* start *
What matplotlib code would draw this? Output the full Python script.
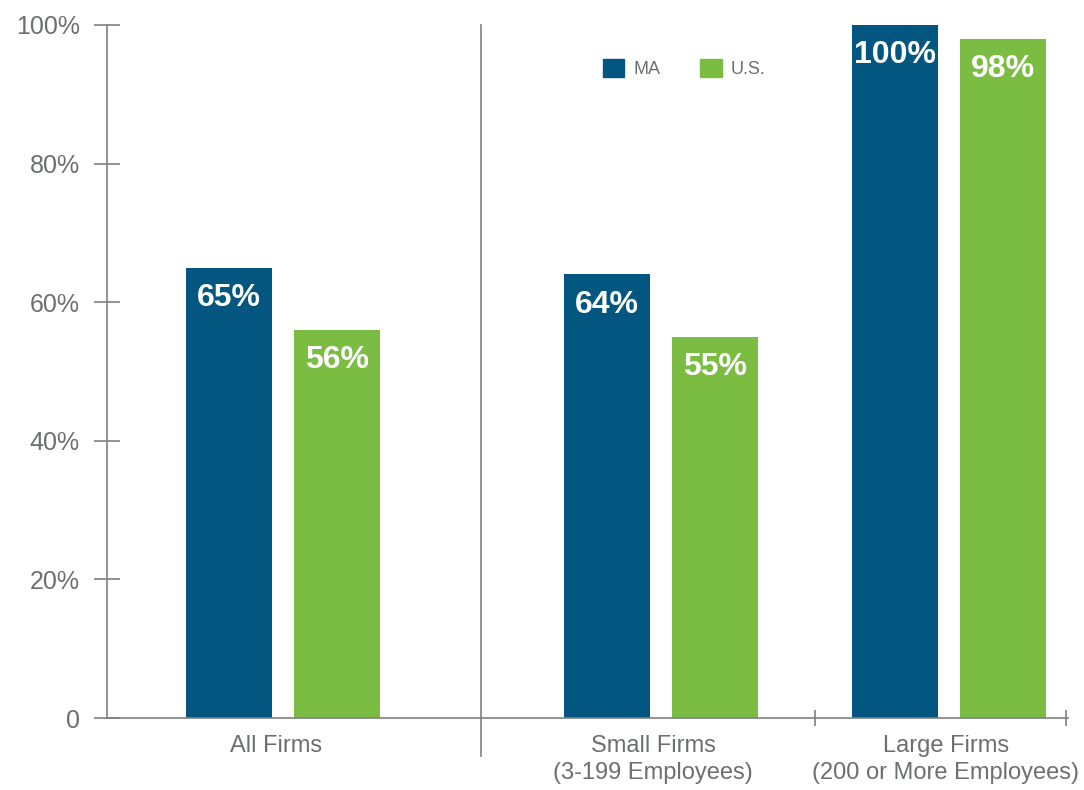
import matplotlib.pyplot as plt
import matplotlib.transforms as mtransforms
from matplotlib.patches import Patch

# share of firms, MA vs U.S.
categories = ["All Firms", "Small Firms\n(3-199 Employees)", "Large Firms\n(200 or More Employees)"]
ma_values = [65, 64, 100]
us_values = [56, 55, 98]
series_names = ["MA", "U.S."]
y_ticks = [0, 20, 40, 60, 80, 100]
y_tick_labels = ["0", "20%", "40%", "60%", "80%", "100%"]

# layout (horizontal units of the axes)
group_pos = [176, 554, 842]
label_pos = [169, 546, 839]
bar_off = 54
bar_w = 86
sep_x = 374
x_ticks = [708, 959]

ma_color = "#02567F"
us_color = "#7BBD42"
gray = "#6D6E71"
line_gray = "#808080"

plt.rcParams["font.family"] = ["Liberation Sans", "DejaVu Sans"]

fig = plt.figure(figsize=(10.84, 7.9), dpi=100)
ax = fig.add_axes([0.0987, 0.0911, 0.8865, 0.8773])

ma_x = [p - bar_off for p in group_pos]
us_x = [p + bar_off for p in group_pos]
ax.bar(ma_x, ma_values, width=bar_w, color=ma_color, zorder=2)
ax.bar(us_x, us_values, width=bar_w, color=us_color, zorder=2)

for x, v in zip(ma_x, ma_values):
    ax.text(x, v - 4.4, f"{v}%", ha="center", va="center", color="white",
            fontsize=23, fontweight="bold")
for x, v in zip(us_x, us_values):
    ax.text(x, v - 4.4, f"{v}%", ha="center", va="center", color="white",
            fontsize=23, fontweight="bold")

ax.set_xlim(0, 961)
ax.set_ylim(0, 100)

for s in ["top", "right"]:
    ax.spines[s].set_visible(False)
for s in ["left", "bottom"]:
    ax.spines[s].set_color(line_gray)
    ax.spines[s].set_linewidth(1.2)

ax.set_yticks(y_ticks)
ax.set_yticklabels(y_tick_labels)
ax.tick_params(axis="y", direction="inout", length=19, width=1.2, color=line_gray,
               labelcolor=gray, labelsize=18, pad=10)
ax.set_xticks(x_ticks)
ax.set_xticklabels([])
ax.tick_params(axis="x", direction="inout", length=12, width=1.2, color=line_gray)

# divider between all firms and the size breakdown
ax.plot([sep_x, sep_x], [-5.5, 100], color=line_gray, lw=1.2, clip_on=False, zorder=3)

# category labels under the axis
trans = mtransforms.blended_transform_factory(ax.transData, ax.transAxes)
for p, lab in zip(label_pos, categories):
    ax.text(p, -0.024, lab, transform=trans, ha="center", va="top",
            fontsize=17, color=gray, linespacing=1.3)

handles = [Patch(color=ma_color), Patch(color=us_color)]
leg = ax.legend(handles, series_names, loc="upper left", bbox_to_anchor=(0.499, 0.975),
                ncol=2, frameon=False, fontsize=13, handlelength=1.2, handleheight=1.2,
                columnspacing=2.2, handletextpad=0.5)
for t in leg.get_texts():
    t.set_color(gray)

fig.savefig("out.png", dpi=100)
* end *
◆ Given request
Images in the data above are to be skipped. Retype all other material exactly.

◆ Answer to the task
What matplotlib code would draw this? Output the full Python script.
import matplotlib.pyplot as plt
import matplotlib.transforms as mtransforms
from matplotlib.patches import Patch

# share of firms, MA vs U.S.
categories = ["All Firms", "Small Firms\n(3-199 Employees)", "Large Firms\n(200 or More Employees)"]
ma_values = [65, 64, 100]
us_values = [56, 55, 98]
series_names = ["MA", "U.S."]
y_ticks = [0, 20, 40, 60, 80, 100]
y_tick_labels = ["0", "20%", "40%", "60%", "80%", "100%"]

# layout (horizontal units of the axes)
group_pos = [176, 554, 842]
label_pos = [169, 546, 839]
bar_off = 54
bar_w = 86
sep_x = 374
x_ticks = [708, 959]

ma_color = "#02567F"
us_color = "#7BBD42"
gray = "#6D6E71"
line_gray = "#808080"

plt.rcParams["font.family"] = ["Liberation Sans", "DejaVu Sans"]

fig = plt.figure(figsize=(10.84, 7.9), dpi=100)
ax = fig.add_axes([0.0987, 0.0911, 0.8865, 0.8773])

ma_x = [p - bar_off for p in group_pos]
us_x = [p + bar_off for p in group_pos]
ax.bar(ma_x, ma_values, width=bar_w, color=ma_color, zorder=2)
ax.bar(us_x, us_values, width=bar_w, color=us_color, zorder=2)

for x, v in zip(ma_x, ma_values):
    ax.text(x, v - 4.4, f"{v}%", ha="center", va="center", color="white",
            fontsize=23, fontweight="bold")
for x, v in zip(us_x, us_values):
    ax.text(x, v - 4.4, f"{v}%", ha="center", va="center", color="white",
            fontsize=23, fontweight="bold")

ax.set_xlim(0, 961)
ax.set_ylim(0, 100)

for s in ["top", "right"]:
    ax.spines[s].set_visible(False)
for s in ["left", "bottom"]:
    ax.spines[s].set_color(line_gray)
    ax.spines[s].set_linewidth(1.2)

ax.set_yticks(y_ticks)
ax.set_yticklabels(y_tick_labels)
ax.tick_params(axis="y", direction="inout", length=19, width=1.2, color=line_gray,
               labelcolor=gray, labelsize=18, pad=10)
ax.set_xticks(x_ticks)
ax.set_xticklabels([])
ax.tick_params(axis="x", direction="inout", length=12, width=1.2, color=line_gray)

# divider between all firms and the size breakdown
ax.plot([sep_x, sep_x], [-5.5, 100], color=line_gray, lw=1.2, clip_on=False, zorder=3)

# category labels under the axis
trans = mtransforms.blended_transform_factory(ax.transData, ax.transAxes)
for p, lab in zip(label_pos, categories):
    ax.text(p, -0.024, lab, transform=trans, ha="center", va="top",
            fontsize=17, color=gray, linespacing=1.3)

handles = [Patch(color=ma_color), Patch(color=us_color)]
leg = ax.legend(handles, series_names, loc="upper left", bbox_to_anchor=(0.499, 0.975),
                ncol=2, frameon=False, fontsize=13, handlelength=1.2, handleheight=1.2,
                columnspacing=2.2, handletextpad=0.5)
for t in leg.get_texts():
    t.set_color(gray)

fig.savefig("out.png", dpi=100)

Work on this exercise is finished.